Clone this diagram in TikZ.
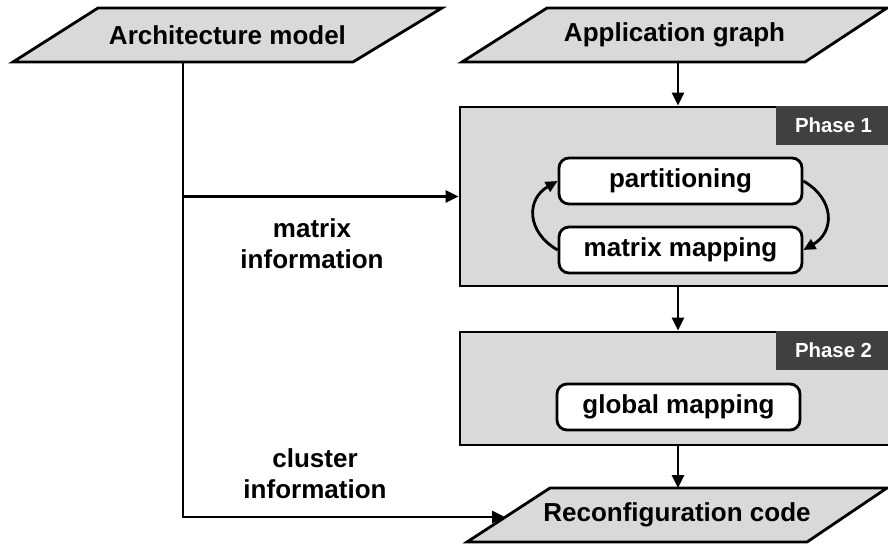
\documentclass[tikz,border=0pt]{standalone}
\usepackage{fontspec}
\setmainfont{Liberation Sans}
\usetikzlibrary{arrows.meta}

\definecolor{boxfill}{RGB}{217,217,217}
\definecolor{tagfill}{RGB}{64,64,64}

\begin{document}
\begin{tikzpicture}[
  font=\fontsize{14.8}{17.6}\selectfont\bfseries,
  iobox/.style={draw, fill=boxfill, line width=1.6pt},
  phasebox/.style={draw, fill=boxfill, line width=1.6pt, minimum width=8.6cm, inner sep=0pt},
  phasetag/.style={fill=tagfill, text=white, anchor=north east, minimum width=2.3cm,
    minimum height=0.78cm, inner sep=0pt, font=\fontsize{11.6}{14}\selectfont\bfseries},
  stepbox/.style={draw, fill=white, rounded corners=0.2cm, line width=1.6pt,
    minimum width=4.86cm, minimum height=0.92cm, inner sep=0pt},
  flowarrow/.style={line width=1.6pt, -{Triangle[length=0.26cm,width=0.24cm]}},
  cyclearrow/.style={line width=1.6pt, -{Triangle[length=0.24cm,width=0.22cm]}}
]
  \useasboundingbox (0,0) rectangle (17.76,10.88);

  % Draw inputs and output
  \draw[iobox] (0.26,9.64) -- (7.06,9.64) -- (8.84,10.72) -- (1.96,10.72) -- cycle;
  \node (arch) at (4.55,10.18) {Architecture model};
  \draw[iobox] (9.24,9.64) -- (16.1,9.64) -- (17.74,10.72) -- (10.94,10.72) -- cycle;
  \node (app) at (13.49,10.18) {Application graph};
  \draw[iobox] (9.34,0.04) -- (16.14,0.04) -- (17.74,1.12) -- (11.0,1.12) -- cycle;
  \node (reconf) at (13.54,0.58) {Reconfiguration code};

  \coordinate (archout) at (3.66,9.64);
  \coordinate (appout) at (13.56,9.64);
  \coordinate (reconfin) at (13.56,1.12);
  \coordinate (reconfleft) at (10.1,0.54);

  % Draw the two phases
  \node[phasebox, minimum height=3.58cm] (phase1) at (13.5,6.95) {};
  \node[phasetag] (tag1) at (phase1.north east) {Phase 1};
  \node[phasebox, minimum height=2.26cm] (phase2) at (13.5,3.11) {};
  \node[phasetag] (tag2) at (phase2.north east) {Phase 2};

  % Steps inside the phases
  \node[stepbox] (part) at (13.61,7.26) {partitioning};
  \node[stepbox] (mapping) at (13.61,5.88) {matrix mapping};
  \node[stepbox] (global) at (13.57,2.74) {global mapping};

  \draw[cyclearrow] (mapping.west) to[out=150,in=210,looseness=1.35] (part.west);
  \draw[cyclearrow] (part.east) to[out=-30,in=30,looseness=1.35] (mapping.east);

  % Main flow
  \draw[flowarrow] (appout) -- (appout |- phase1.north);
  \draw[flowarrow] (appout |- phase1.south) -- (appout |- phase2.north);
  \draw[flowarrow] (appout |- phase2.south) -- (reconfin);

  % Architecture information
  \coordinate (branch) at (archout |- phase1.west);
  \coordinate (corner) at (archout |- reconfleft);
  \draw[flowarrow] (archout) -- (corner) -- (reconfleft);
  \draw[flowarrow] (branch) -- (phase1.west);

  \node[align=center] (matinfo) at (6.24,6.0) {matrix\\information};
  \node[align=center] (clusinfo) at (6.3,1.4) {cluster\\information};

\end{tikzpicture}
\end{document}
——————
→ TASK PROMPT:
From the first line above through the line containing "(reconfleft) at (10.1,0.54);", copy everything exactly, without the pictures.

→ FINISHED EXERCISE:
Clone this diagram in TikZ.
\documentclass[tikz,border=0pt]{standalone}
\usepackage{fontspec}
\setmainfont{Liberation Sans}
\usetikzlibrary{arrows.meta}

\definecolor{boxfill}{RGB}{217,217,217}
\definecolor{tagfill}{RGB}{64,64,64}

\begin{document}
\begin{tikzpicture}[
  font=\fontsize{14.8}{17.6}\selectfont\bfseries,
  iobox/.style={draw, fill=boxfill, line width=1.6pt},
  phasebox/.style={draw, fill=boxfill, line width=1.6pt, minimum width=8.6cm, inner sep=0pt},
  phasetag/.style={fill=tagfill, text=white, anchor=north east, minimum width=2.3cm,
    minimum height=0.78cm, inner sep=0pt, font=\fontsize{11.6}{14}\selectfont\bfseries},
  stepbox/.style={draw, fill=white, rounded corners=0.2cm, line width=1.6pt,
    minimum width=4.86cm, minimum height=0.92cm, inner sep=0pt},
  flowarrow/.style={line width=1.6pt, -{Triangle[length=0.26cm,width=0.24cm]}},
  cyclearrow/.style={line width=1.6pt, -{Triangle[length=0.24cm,width=0.22cm]}}
]
  \useasboundingbox (0,0) rectangle (17.76,10.88);

  % Draw inputs and output
  \draw[iobox] (0.26,9.64) -- (7.06,9.64) -- (8.84,10.72) -- (1.96,10.72) -- cycle;
  \node (arch) at (4.55,10.18) {Architecture model};
  \draw[iobox] (9.24,9.64) -- (16.1,9.64) -- (17.74,10.72) -- (10.94,10.72) -- cycle;
  \node (app) at (13.49,10.18) {Application graph};
  \draw[iobox] (9.34,0.04) -- (16.14,0.04) -- (17.74,1.12) -- (11.0,1.12) -- cycle;
  \node (reconf) at (13.54,0.58) {Reconfiguration code};

  \coordinate (archout) at (3.66,9.64);
  \coordinate (appout) at (13.56,9.64);
  \coordinate (reconfin) at (13.56,1.12);
  \coordinate (reconfleft) at (10.1,0.54);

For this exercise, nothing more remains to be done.